打上花火

・いちゆきさん

煌めく星屑が物言わず瞬き、地上の賑わいとは別世界の静かな夜空を思わせる、
そんな優しいピアノの調べから導かれるように
恋する少女の切ない時間が映し出されていきます。

密かに想いを寄せている人と、一緒に見上げる打上花火。
しかし、少女の心は別のところを彷徨っています。
これから、伝える想いを胸にいたずらに時だけが過ぎてゆく。
止まらない時間、切り出す勇気が湧いては消えるもどかしさ。
そんな中でも花火たちは静かな夜空を賑わし、
一瞬の煌きを最後に夜の闇へと消えてゆく。

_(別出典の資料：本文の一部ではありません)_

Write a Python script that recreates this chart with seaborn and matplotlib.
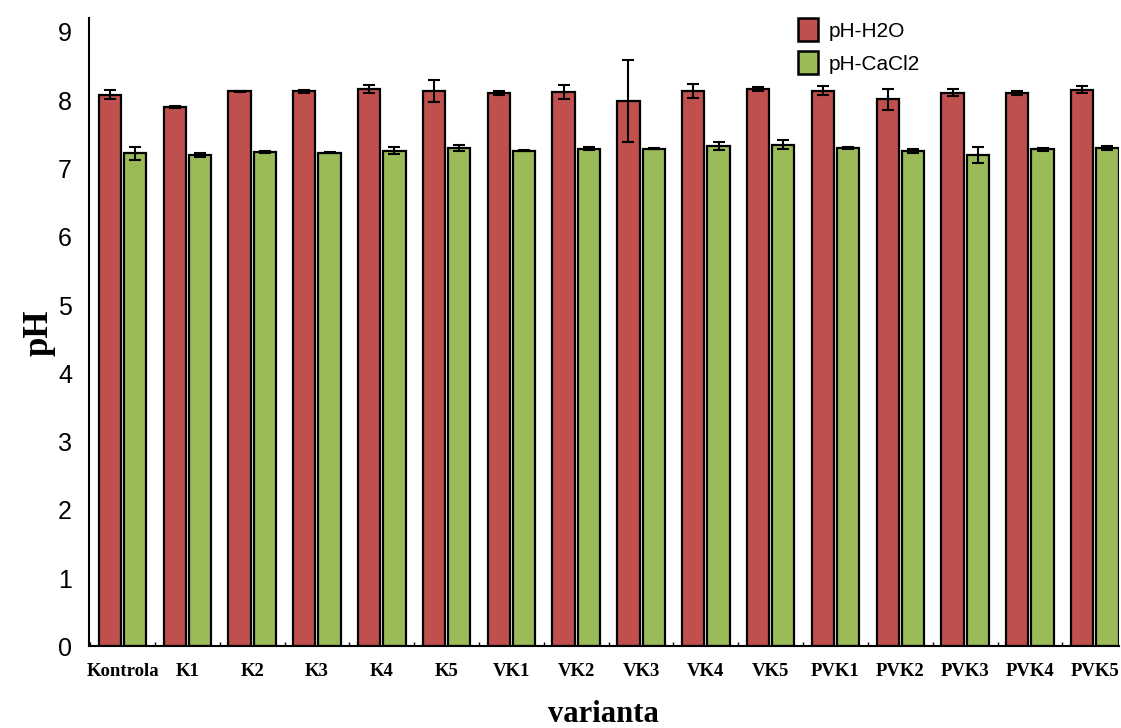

ひとつ、またひとつと…。
心の底から綺麗と思えた花火を見られたのは、最後に上がった打上花火。
儚く散った少女の想いは、最後に見ることの出来た花火と共に
真夏の夜空に消えていったのです。

意中の人に、寄せる想いを伝える時は、
いつもと違う独特の雰囲気の中に気持ちが支配されてしまいます。
打上花火が行われる雑踏の中でも、周囲の雑音が何ひとつ耳には届かず、
また、じっと見上げているはずの花火までもが、
その瞳には映っていないようにも思えます。
それほどまでに、想いを伝える事に少女の世界は閉ざされていたのでしょう。
この曲の、周囲の雑踏から切り離された静かなメロディーは
そんな少女の心の中を映し出しているようにも思えますね。
また、間奏ではこの静かなメロディーに乗せるように
控えめな花火の音を聞く事が出来ます。
歌詞には表されていない、想いを伝えるシーンは
この花火の音を背に見られた気がしますね。
そして、全てが終わったとき、開放された思いの中、
見上げた花火は初めて少女の瞳にその美しさを映し出したのでしょう。

この曲は、儚く散った恋をテーマにされていますが、
それに伴われる悲しみ等を見せるどころか、
あいchanの慰めるような歌唱表現と、
打上花火に見立てた少女の想いからは、
どこか清々しい心地よさを残してくれているようにも思えます。